Çin'in saldırganlığının ve yayılmacılığının temel özelliği, bir devletle çatışmanın eşiğine gelebilecek faaliyetlerle, gri bölge savaş taktiğini sıkça kullanıyor olmasıdır.
Örneğin, Güney Çin Denizi'ne doğru genişlemesinin ilk adımı resifleri geri almak ve ardından orada askeri altyapı inşa etmekti. Benzer şekilde Çin, Hindistan sınırına yakın köyler de askeri yapılar inşa etti. ABD ilk kez Çin'in gri bölge taktiklerinin hedefi olduğundan, 'casus balonu' olayı önemli bir dönüm noktasına işaret ediyor.

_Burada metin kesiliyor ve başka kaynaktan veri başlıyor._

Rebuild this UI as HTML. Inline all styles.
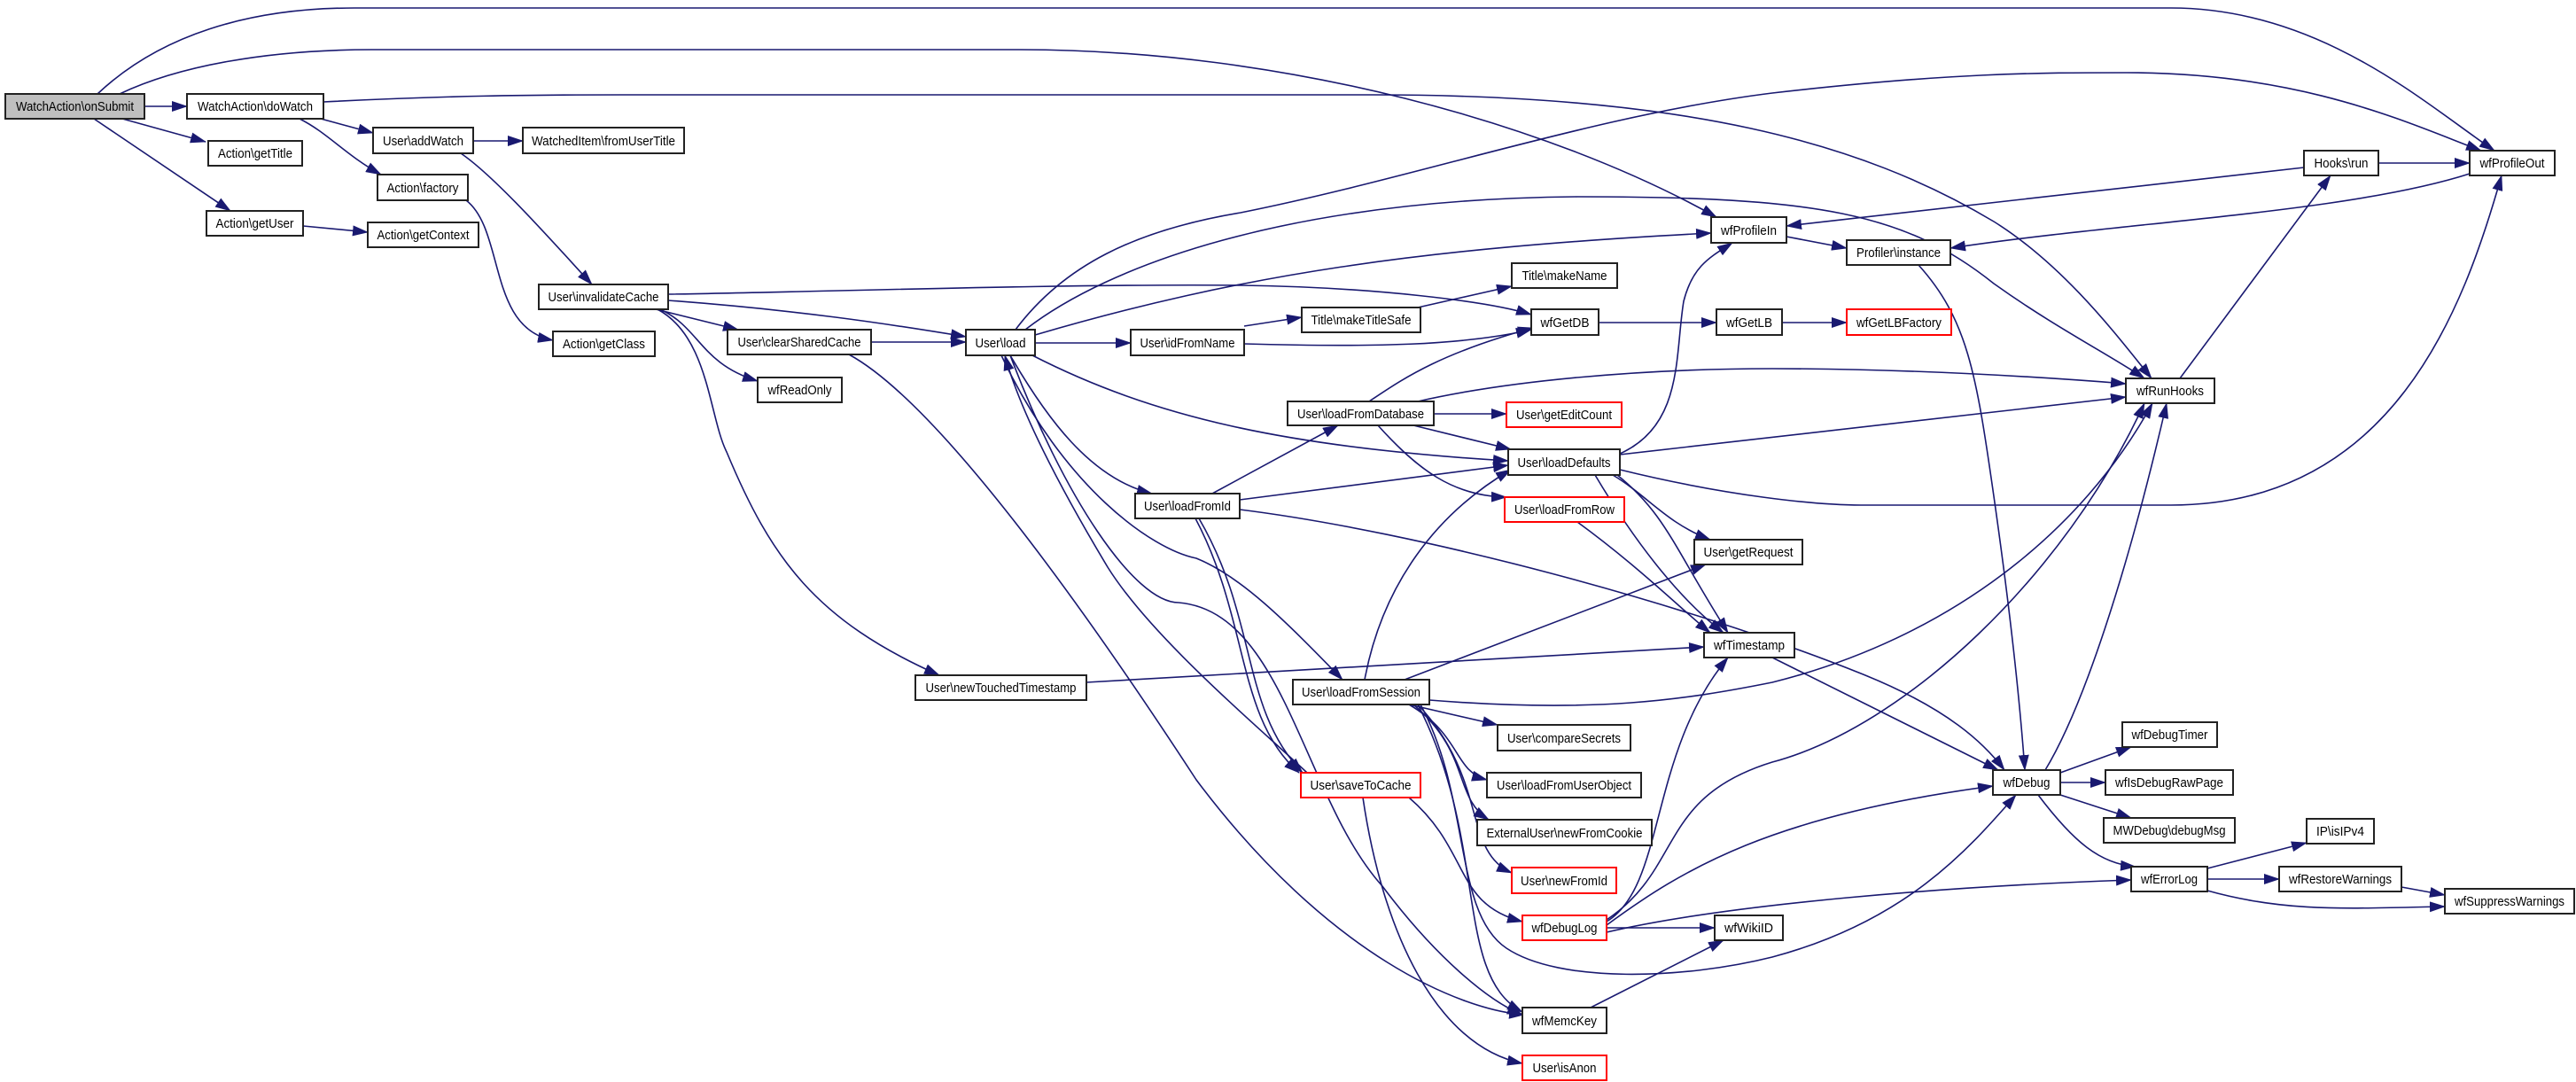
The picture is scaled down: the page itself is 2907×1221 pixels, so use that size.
<!DOCTYPE html>
<html><head><meta charset="utf-8"><style>html,body{margin:0;padding:0;background:#fff}svg{display:block}</style></head><body>
<svg xmlns="http://www.w3.org/2000/svg" width="2907" height="1221" viewBox="0 0 2907 1221">
<defs><marker id="a" markerUnits="userSpaceOnUse" markerWidth="18" markerHeight="12" refX="17" refY="6" orient="auto" viewBox="0 0 18 12"><path d="M0,0 L18,6 L0,12 z" fill="#191970"/></marker></defs>
<g fill="none" stroke="#191970" stroke-width="1.6" marker-end="url(#a)">
<path d="M110,106 C180,40 280,9 400,9 L2450,9 C2620,9 2740,120 2815,170"/>
<path d="M135,106 C200,75 300,56 420,56 L1150,56 C1450,56 1750,140 1937,245"/>
<path d="M163,120 L211,120"/>
<path d="M138,134 L232,160"/>
<path d="M106,134 L260,238"/>
<path d="M365,115 C500,108 600,107 700,107 L1550,107 C1900,107 2100,160 2250,250 C2330,300 2390,380 2428,427"/>
<path d="M362,134 L421,150"/>
<path d="M338,134 C370,150 390,175 430,197"/>
<path d="M534,159 L590,159"/>
<path d="M520,173 C560,200 630,280 668,321"/>
<path d="M526,226 C570,260 550,370 624,384"/>
<path d="M342,255 L415,262"/>
<path d="M754,332 C900,330 1200,320 1400,322 C1550,324 1680,340 1728,355"/>
<path d="M754,339 C900,350 1000,365 1090,380"/>
<path d="M740,349 L833,372"/>
<path d="M745,349 C790,370 790,410 855,430"/>
<path d="M742,349 C800,380 800,470 820,510 C870,630 920,700 1060,762"/>
<path d="M983,386 L1090,386"/>
<path d="M958,400 C1050,450 1200,650 1350,880 C1500,1080 1650,1140 1720,1145"/>
<path d="M1146,372 C1200,300 1280,260 1400,240 C1600,200 1800,130 2000,105 C2200,82 2300,82 2400,82 C2600,82 2720,140 2800,170"/>
<path d="M1157,372 C1250,300 1450,225 1780,222 C2050,222 2150,240 2250,320 C2320,370 2380,400 2420,427"/>
<path d="M1168,378 C1400,310 1600,280 1931,263"/>
<path d="M1168,387 L1276,387"/>
<path d="M1140,401 C1180,470 1230,540 1300,557"/>
<path d="M1165,401 C1300,470 1450,505 1702,520"/>
<path d="M1130,401 C1200,550 1300,620 1350,630 C1400,650 1450,700 1515,767"/>
<path d="M1475,872 C1420,820 1300,720 1250,640 C1190,540 1150,460 1134,401"/>
<path d="M1140,401 C1200,560 1280,680 1330,680 C1450,690 1470,900 1560,1000 C1620,1080 1680,1130 1718,1145"/>
<path d="M1404,368 L1469,358"/>
<path d="M1404,388 C1550,392 1650,390 1728,372"/>
<path d="M1600,347 L1706,323"/>
<path d="M1804,364 L1937,364"/>
<path d="M2011,364 L2084,364"/>
<path d="M2016,267 L2084,280"/>
<path d="M2600,189 L2016,255"/>
<path d="M2684,184 L2787,184"/>
<path d="M2787,196 C2650,240 2400,250 2201,280"/>
<path d="M2165,299 C2220,360 2230,420 2250,560 C2270,700 2280,800 2285,869"/>
<path d="M2460,427 L2630,198"/>
<path d="M1545,453 C1580,430 1620,400 1730,370"/>
<path d="M1618,467 L1700,467"/>
<path d="M1595,480 L1705,507"/>
<path d="M1555,480 C1600,530 1640,560 1700,561"/>
<path d="M1600,453 C1700,430 1850,416 2000,416 C2150,416 2300,425 2399,433"/>
<path d="M1828,512 C1900,480 1890,400 1900,340 C1910,300 1930,290 1955,274"/>
<path d="M1828,513 L2399,448"/>
<path d="M1828,530 C1950,560 2050,570 2100,570 L2450,570 C2700,570 2780,350 2823,198"/>
<path d="M1820,536 C1860,560 1880,590 1930,609"/>
<path d="M1825,536 C1880,580 1890,620 1950,714"/>
<path d="M1800,536 C1850,620 1900,680 1945,714"/>
<path d="M1368,557 L1510,480"/>
<path d="M1399,564 L1702,525"/>
<path d="M1399,575 C1600,600 1900,680 2100,760 C2200,800 2240,840 2262,869"/>
<path d="M1353,585 C1420,700 1400,800 1470,872"/>
<path d="M1349,585 C1410,700 1395,810 1466,872"/>
<path d="M1780,589 C1850,640 1900,690 1930,714"/>
<path d="M1226,770 L1923,730"/>
<path d="M1540,767 C1560,660 1620,580 1705,530"/>
<path d="M1585,767 L1925,637"/>
<path d="M1613,790 C1800,805 1900,790 2000,770 C2200,720 2350,600 2429,455"/>
<path d="M1590,795 L1690,818"/>
<path d="M1590,795 C1650,830 1640,870 1678,880"/>
<path d="M1595,795 C1660,850 1640,900 1680,925"/>
<path d="M1600,795 C1680,880 1650,960 1706,985"/>
<path d="M1590,900 C1660,960 1640,1020 1718,1040"/>
<path d="M1600,795 C1680,950 1640,1100 1718,1142"/>
<path d="M1538,900 C1560,1050 1620,1180 1718,1200"/>
<path d="M1603,795 C1660,900 1640,1030 1700,1070 C1760,1110 1900,1105 2000,1080 C2150,1040 2220,960 2275,897"/>
<path d="M1813,1040 C1880,1000 1860,850 1950,742"/>
<path d="M1813,1044 C1900,980 2000,920 2249,887"/>
<path d="M1813,1038 C1900,980 1870,900 2000,860 C2150,820 2330,650 2420,455"/>
<path d="M1813,1047 L1935,1047"/>
<path d="M1813,1052 C1950,1020 2200,1000 2405,993"/>
<path d="M1795,1137 L1945,1061"/>
<path d="M2000,742 L2255,869"/>
<path d="M2308,869 C2350,800 2400,650 2445,455"/>
<path d="M2325,872 L2405,843"/>
<path d="M2325,883 L2376,883"/>
<path d="M2325,897 L2405,923"/>
<path d="M2300,897 C2340,950 2370,975 2410,978"/>
<path d="M2491,980 L2603,951"/>
<path d="M2491,992 L2572,992"/>
<path d="M2491,1005 C2580,1030 2650,1025 2759,1023"/>
<path d="M2710,1001 L2759,1010"/>
</g>
<g font-family="Liberation Sans, sans-serif" font-size="15" text-anchor="middle" fill="#000" stroke-width="2">
<g stroke="#222">
<rect x="6" y="106" width="157" height="28" fill="#bfbfbf"/>
<rect x="211" y="106" width="154" height="28" fill="#fff"/>
<rect x="235" y="159" width="106" height="28" fill="#fff"/>
<rect x="233" y="238" width="109" height="28" fill="#fff"/>
<rect x="421" y="144" width="113" height="29" fill="#fff"/>
<rect x="590" y="144" width="182" height="29" fill="#fff"/>
<rect x="426" y="197" width="102" height="29" fill="#fff"/>
<rect x="415" y="251" width="125" height="28" fill="#fff"/>
<rect x="608" y="321" width="146" height="28" fill="#fff"/>
<rect x="624" y="374" width="115" height="28" fill="#fff"/>
<rect x="821" y="372" width="162" height="28" fill="#fff"/>
<rect x="855" y="426" width="95" height="28" fill="#fff"/>
<rect x="1033" y="762" width="193" height="28" fill="#fff"/>
<rect x="1090" y="372" width="78" height="29" fill="#fff"/>
<rect x="1276" y="372" width="128" height="29" fill="#fff"/>
<rect x="1469" y="347" width="134" height="28" fill="#fff"/>
<rect x="1706" y="297" width="119" height="28" fill="#fff"/>
<rect x="1728" y="349" width="76" height="29" fill="#fff"/>
<rect x="1931" y="245" width="85" height="29" fill="#fff"/>
<rect x="2084" y="271" width="117" height="28" fill="#fff"/>
<rect x="1937" y="349" width="74" height="29" fill="#fff"/>
<rect x="2600" y="170" width="84" height="28" fill="#fff"/>
<rect x="2787" y="170" width="96" height="28" fill="#fff"/>
<rect x="2399" y="427" width="100" height="28" fill="#fff"/>
<rect x="1453" y="453" width="165" height="27" fill="#fff"/>
<rect x="1702" y="507" width="126" height="29" fill="#fff"/>
<rect x="1281" y="557" width="118" height="28" fill="#fff"/>
<rect x="1459" y="767" width="154" height="28" fill="#fff"/>
<rect x="1690" y="818" width="150" height="29" fill="#fff"/>
<rect x="1678" y="872" width="174" height="28" fill="#fff"/>
<rect x="1667" y="925" width="197" height="29" fill="#fff"/>
<rect x="1718" y="1137" width="95" height="29" fill="#fff"/>
<rect x="1912" y="609" width="122" height="28" fill="#fff"/>
<rect x="1923" y="714" width="102" height="28" fill="#fff"/>
<rect x="2249" y="869" width="76" height="28" fill="#fff"/>
<rect x="2395" y="815" width="107" height="28" fill="#fff"/>
<rect x="2376" y="869" width="144" height="28" fill="#fff"/>
<rect x="2374" y="923" width="148" height="28" fill="#fff"/>
<rect x="2603" y="924" width="76" height="28" fill="#fff"/>
<rect x="2405" y="978" width="86" height="28" fill="#fff"/>
<rect x="2572" y="978" width="138" height="28" fill="#fff"/>
<rect x="2759" y="1003" width="146" height="28" fill="#fff"/>
<rect x="1935" y="1033" width="77" height="28" fill="#fff"/>
</g>
<g stroke="#ff0000">
<rect x="2084" y="349" width="118" height="29" fill="#fff"/>
<rect x="1700" y="454" width="130" height="28" fill="#fff"/>
<rect x="1698" y="561" width="135" height="28" fill="#fff"/>
<rect x="1706" y="979" width="118" height="29" fill="#fff"/>
<rect x="1718" y="1033" width="95" height="28" fill="#fff"/>
<rect x="1718" y="1191" width="95" height="28" fill="#fff"/>
<rect x="1468" y="872" width="135" height="28" fill="#fff"/>
</g>
<g stroke="none" lengthAdjust="spacingAndGlyphs">
<text x="84.5" y="125" textLength="133" lengthAdjust="spacingAndGlyphs">WatchAction\onSubmit</text>
<text x="288" y="125" textLength="130" lengthAdjust="spacingAndGlyphs">WatchAction\doWatch</text>
<text x="288" y="178" textLength="84" lengthAdjust="spacingAndGlyphs">Action\getTitle</text>
<text x="287.5" y="257" textLength="88" lengthAdjust="spacingAndGlyphs">Action\getUser</text>
<text x="477.5" y="164" textLength="91" lengthAdjust="spacingAndGlyphs">User\addWatch</text>
<text x="681" y="164" textLength="162" lengthAdjust="spacingAndGlyphs">WatchedItem\fromUserTitle</text>
<text x="477" y="217" textLength="81" lengthAdjust="spacingAndGlyphs">Action\factory</text>
<text x="477.5" y="270" textLength="104" lengthAdjust="spacingAndGlyphs">Action\getContext</text>
<text x="681" y="340" textLength="125" lengthAdjust="spacingAndGlyphs">User\invalidateCache</text>
<text x="681.5" y="393" textLength="93" lengthAdjust="spacingAndGlyphs">Action\getClass</text>
<text x="902" y="391" textLength="139" lengthAdjust="spacingAndGlyphs">User\clearSharedCache</text>
<text x="902.5" y="445" textLength="72" lengthAdjust="spacingAndGlyphs">wfReadOnly</text>
<text x="1129.5" y="781" textLength="170" lengthAdjust="spacingAndGlyphs">User\newTouchedTimestamp</text>
<text x="1129" y="392" textLength="57" lengthAdjust="spacingAndGlyphs">User\load</text>
<text x="1340" y="392" textLength="107" lengthAdjust="spacingAndGlyphs">User\idFromName</text>
<text x="1536" y="366" textLength="113" lengthAdjust="spacingAndGlyphs">Title\makeTitleSafe</text>
<text x="1765.5" y="316" textLength="96" lengthAdjust="spacingAndGlyphs">Title\makeName</text>
<text x="1766" y="369" textLength="55" lengthAdjust="spacingAndGlyphs">wfGetDB</text>
<text x="1973.5" y="265" textLength="63" lengthAdjust="spacingAndGlyphs">wfProfileIn</text>
<text x="2142.5" y="290" textLength="95" lengthAdjust="spacingAndGlyphs">Profiler\instance</text>
<text x="1974" y="369" textLength="52" lengthAdjust="spacingAndGlyphs">wfGetLB</text>
<text x="2143" y="369" textLength="96" lengthAdjust="spacingAndGlyphs">wfGetLBFactory</text>
<text x="2642" y="189" textLength="61" lengthAdjust="spacingAndGlyphs">Hooks\run</text>
<text x="2835" y="189" textLength="73" lengthAdjust="spacingAndGlyphs">wfProfileOut</text>
<text x="2449" y="446" textLength="76" lengthAdjust="spacingAndGlyphs">wfRunHooks</text>
<text x="1535.5" y="472" textLength="143" lengthAdjust="spacingAndGlyphs">User\loadFromDatabase</text>
<text x="1765" y="473" textLength="108" lengthAdjust="spacingAndGlyphs">User\getEditCount</text>
<text x="1765" y="527" textLength="105" lengthAdjust="spacingAndGlyphs">User\loadDefaults</text>
<text x="1340" y="576" textLength="98" lengthAdjust="spacingAndGlyphs">User\loadFromId</text>
<text x="1765.5" y="580" textLength="113" lengthAdjust="spacingAndGlyphs">User\loadFromRow</text>
<text x="1536" y="786" textLength="134" lengthAdjust="spacingAndGlyphs">User\loadFromSession</text>
<text x="1765" y="838" textLength="128" lengthAdjust="spacingAndGlyphs">User\compareSecrets</text>
<text x="1765" y="891" textLength="152" lengthAdjust="spacingAndGlyphs">User\loadFromUserObject</text>
<text x="1765.5" y="945" textLength="176" lengthAdjust="spacingAndGlyphs">ExternalUser\newFromCookie</text>
<text x="1765" y="999" textLength="98" lengthAdjust="spacingAndGlyphs">User\newFromId</text>
<text x="1765.5" y="1052" textLength="74" lengthAdjust="spacingAndGlyphs">wfDebugLog</text>
<text x="1765.5" y="1157" textLength="73" lengthAdjust="spacingAndGlyphs">wfMemcKey</text>
<text x="1765.5" y="1210" textLength="72" lengthAdjust="spacingAndGlyphs">User\isAnon</text>
<text x="1535.5" y="891" textLength="114" lengthAdjust="spacingAndGlyphs">User\saveToCache</text>
<text x="1973" y="628" textLength="101" lengthAdjust="spacingAndGlyphs">User\getRequest</text>
<text x="1974" y="733" textLength="80" lengthAdjust="spacingAndGlyphs">wfTimestamp</text>
<text x="2287" y="888" textLength="53" lengthAdjust="spacingAndGlyphs">wfDebug</text>
<text x="2448.5" y="834" textLength="86" lengthAdjust="spacingAndGlyphs">wfDebugTimer</text>
<text x="2448" y="888" textLength="122" lengthAdjust="spacingAndGlyphs">wfIsDebugRawPage</text>
<text x="2448" y="942" textLength="127" lengthAdjust="spacingAndGlyphs">MWDebug\debugMsg</text>
<text x="2641" y="943" textLength="54" lengthAdjust="spacingAndGlyphs">IP\isIPv4</text>
<text x="2448" y="997" textLength="64" lengthAdjust="spacingAndGlyphs">wfErrorLog</text>
<text x="2641" y="997" textLength="116" lengthAdjust="spacingAndGlyphs">wfRestoreWarnings</text>
<text x="2832" y="1022" textLength="124" lengthAdjust="spacingAndGlyphs">wfSuppressWarnings</text>
<text x="1973.5" y="1052" textLength="55" lengthAdjust="spacingAndGlyphs">wfWikiID</text>
</g>
</g>
</svg>
</body></html>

Çin Devlet Başkanı Xi Jinping'in yeni dönemi için ordusuna savaşa hazırlanmasını söylediği bir zamanda, dünyanın bu yeni boyut konusunda daha uyanık olması gerekiyor.
Olay, ABD'nin Çin'e misilleme yapma kararlılığını, ölçeğini, tarzını, kapsamını ve etkisini test etti.
Biden yönetimi siyasi ve ekonomik olarak şimdiye kadar daha büyük ölçekte tepkiler vermiş olmasına rağmen, bu konuda Pekin'in gri bölge taktiğine karşı sessiz kalmış görünüyor.